Intel drops in wake of earnings
Intel Corporation experienced a significant drop in its stock value, plunging over 10% during premarket trading after the semiconductor giant disclosed its fourth-quarter (Q4) results. While Intel surpassed earnings expectations for the quarter, its forward-looking guidance disappointed investors, signalling potential headwinds for the company.
Weak outlook pressures the shares
In a challenging market, Intel forecast Q1 adjusted earnings per share (EPS) of $0.13, a stark contrast to the $0.34 anticipated by analysts. Furthermore, projected revenue for the quarter is estimated to be between $12.2 billion and $13.2 billion, which is notably lower than the anticipated $14.2 billion.
This conservative outlook has raised concerns among traders and investors about the company's near-term growth prospects.
Despite the cautious outlook, Intel's Q4 performance was robust, with adjusted EPS of $0.54, ahead of the expected $0.44. Revenue was also higher than expected, at $15.4 billion.
Intel's Client Computing Group, however, reported a successful quarter with sales amounting to $8.8 billion, surpassing the $8.4 billion forecast by analysts and marking a 33% increase from the previous year. This performance suggests that Intel continues to hold a strong position in the personal computing market.
The company is also making strides in its strategic shift to become a foundry for other chipmakers.
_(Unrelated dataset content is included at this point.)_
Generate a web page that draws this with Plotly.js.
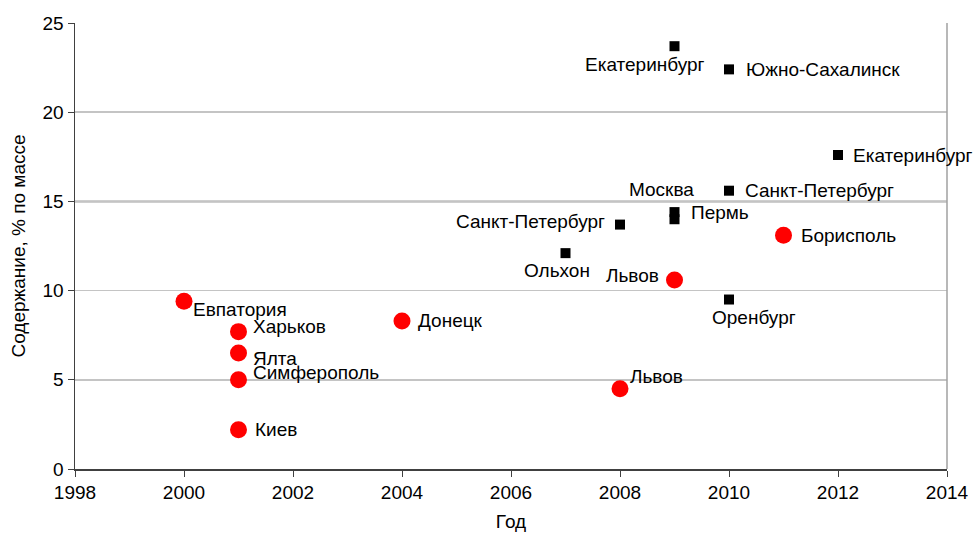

Although the Intel Foundry Services division fell short of analyst expectations, generating
$291 million in revenue as opposed to the predicted $ 43 million, this initiative represents a long-term investment in Intel's future as a diversified semiconductor industry leader.
Intel stock price – technical analysis
Following their solid rally over the past year or so, Intel shares have slid through their steep October-to-January uptrend line and trade back below their 200-week simple moving average (SMA) at $44.92 which now acts as resistance, together with the 55-day SMA at $45.01 and the late-November high and mid-January low at $45.34 to $45.65.
While this resistance area caps, downside pressure should be maintained with the December low at $41.17 representing a possible downside target.
For the bulls to be back in control, not only would Friday’s price gap need to get filled but a rise above Thursday’s high at $50.30 would also need to occur. This currently looks highly unlikely, though.